I know, I know – you’ve heard it a number of times.
“Stop trying to boil the ocean”
“You need to niche down if you want to get traction”
But seriously, B2B market segmentation – i.e. segmenting your Total Addressable Market (TAM) is a crucial step in any marketing strategy. If your marketing isn’t getting the cut-through or making the impact that you want, there’s a good chance that you need to look at b2b market segmentation.
Marketing legend Philip Kotler said it very nicely:
“The aim of marketing is to know and understand the customer so well the product or service fits him and sells itself.”Philip Kotler
It’s only by focussing on a specific target audience that we can deeply understand our customers. And that’s where the magic starts to happen with your marketing.
But how do you do it?
Well, let’s start with our Total Addressable Market.
Your Total Addressable Market (TAM)
Your Total Addressable Market (TAM) is the total size of a market that a particular product or service could potentially be sold to.
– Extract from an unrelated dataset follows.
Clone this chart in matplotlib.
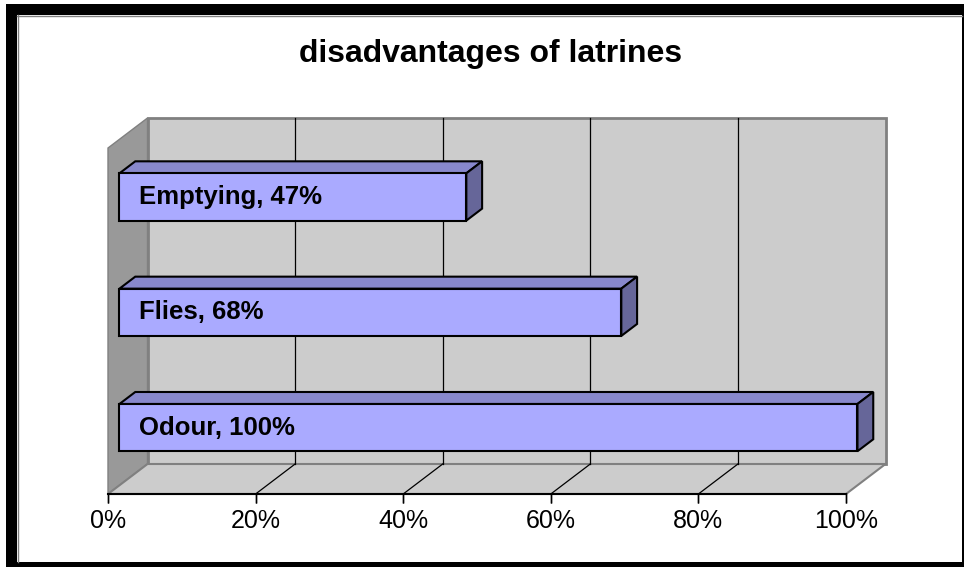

It’s a way of measuring the potential demand for a product or service, and it’s typically used by companies to help them understand the size and scope of a market and to set business goals.
For example, let’s say that you are the CEO of a SaaS company that helps architects draw up plans faster. Your TAM might include all architects working in small to medium sized business. This would be your total potential customer base.
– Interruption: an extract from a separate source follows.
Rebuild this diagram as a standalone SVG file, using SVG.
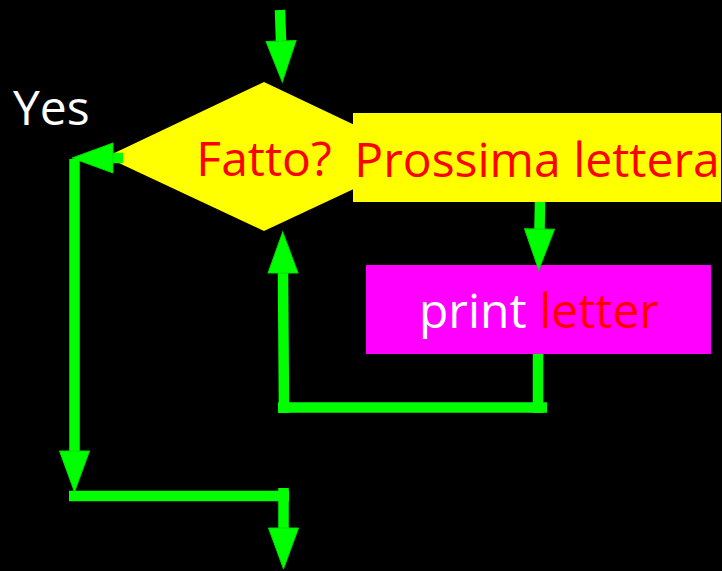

Marketing to your TAM all at once is where many marketers go wrong. By trying to appeal to a wide audience, your marketing and product fail to appeal directly to anyone in particular.
This leads to: higher customer acquisition costs, a lack of cohesion across different departments, a customer service nightmare, and a confused product or service.
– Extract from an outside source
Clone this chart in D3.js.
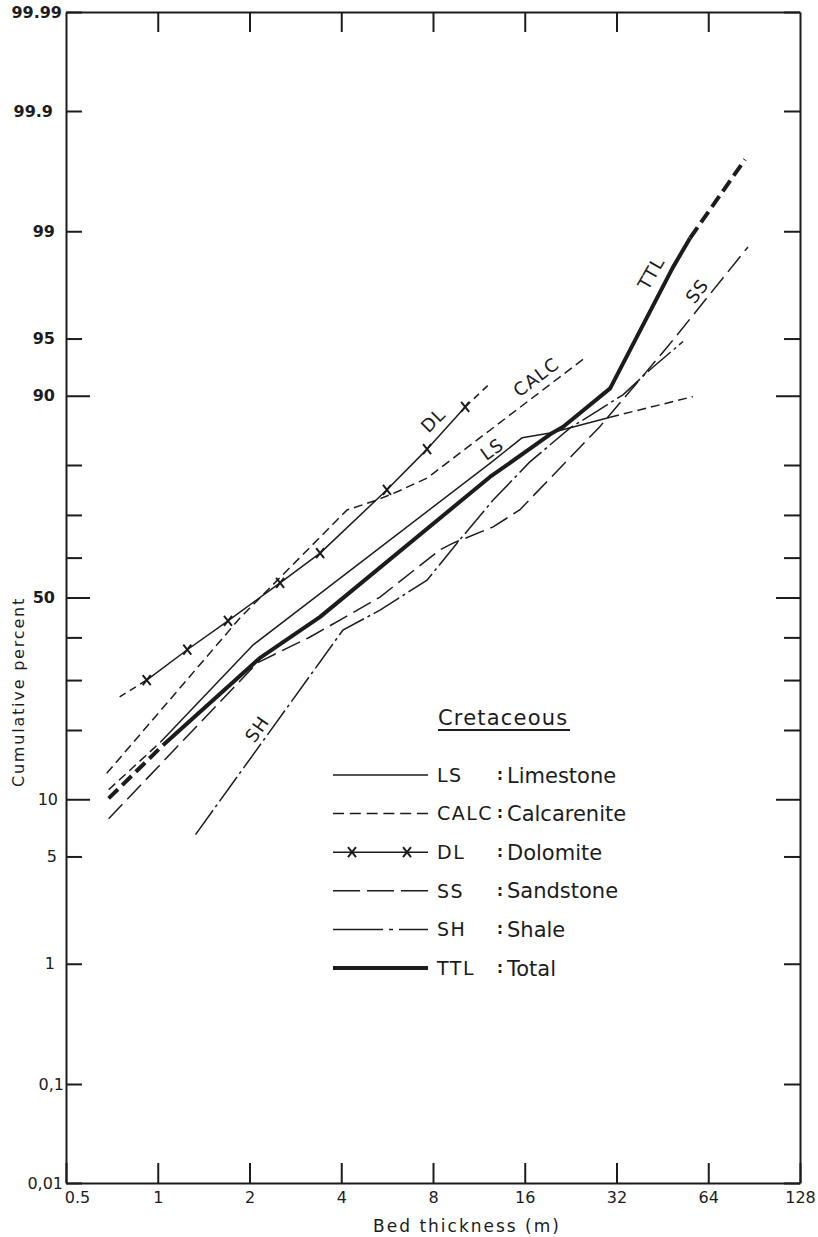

Worst of all, it won’t create any raving fans. People who love your product because it solves a very real pain point that they have in a way that nobody else does.
How To Segment Your TAM
Segmenting your TAM means finding your best customers, and then grouping them based on common attributes they share. The more attributes the customers share in a group, the more targeted and niche your segment is.
So let’s kick into how to find your best customers.
Start With 80/20 Analysis
Like anything, this process should start with 80/20 analysis of your existing customers. This means looking at which existing customers are driving the most impact for your business? Which ones fit it like a glove?
Often the answer here goes beyond revenue, and into things like:
- product / market fit
- time to service
- potential for growth
The factors you take into account here will be dependent on your business type and stage of growth.
Once you have this list of your best customers from this analysis, it’s time to start identifying common attributes they share.
Identify Common Attributes Of Best Customers
A great way to categorise these attributes is to categorise them as either firmographic, demographic, or psychographic factors.
Firmographic factors are characteristics that relate to the company or organization you are targeting. These can include things like industry, size, revenue, and number of employees.
Demographic factors are characteristics that relate to the personal characteristics of your target audience. These can include age, gender, education, income, occupation, and location.
Psychographic factors are characteristics that relate to the attitudes, interests, and lifestyles of your target audience. These can be more difficult to measure than demographic and firmographic factors, but they can be very useful in helping you understand your audience’s motivations and preferences.
In the example of our SaaS business for architects working in small to medium sized businesses, we might find our that some of our best customers have the following characteristics in common:
Firmographic: 11-50 employees, residential development, $1.5-$5 million revenue
Demographic: Senior architectural designer, 30-45, USA
Psychographic: Growth mindset, loves to make things more efficient
So we can now carve this out as a slice (or a segment) from the overall market.
Note: There’s a good chance that when you do this in practice, you’ll identify companies that don’t quite fall into this bucket but are still great companies. The temptation will be to widen your segment to fit them in.
Don’t! Otherwise you can’t tailor your marketing to that segment, and it won’t be as effective. You can always create another segment once you run out of opportunities with your existing one.
Measure The Market Segment Against Your Goals
Once you’ve established a segment, you want to make sure that it aligns with the goals of your business.
Ask yourself these questions:
- Is this segment big enough to meet our quarterly/yearly revenue numbers expected?
- Is one of our competitors already targeting this segment? Do we really have a competitive advantage over them?
- How long will it take for us to make an impact on this segment?
- Are they already looking for a product like yours? Or do they need to be educated on the problem first?
- Do we have existing resources and connections that we can leverage in this segment?
This should give you a great indication as to whether it’s a segment worth pursuing, or if you need to reevaluate the criteria for your segment.
A Final Word On Segmentation
Once your segmentation has taken place, you need to clarify and update three things: your positioning, unique value propositions, and your messaging.
That’s how you’re going to get your brand to resonate with the segment you’re targeting. It’s what’s going to make it feel like your business and solution was made just for them. And it’s what’s going to turn them into raving fans.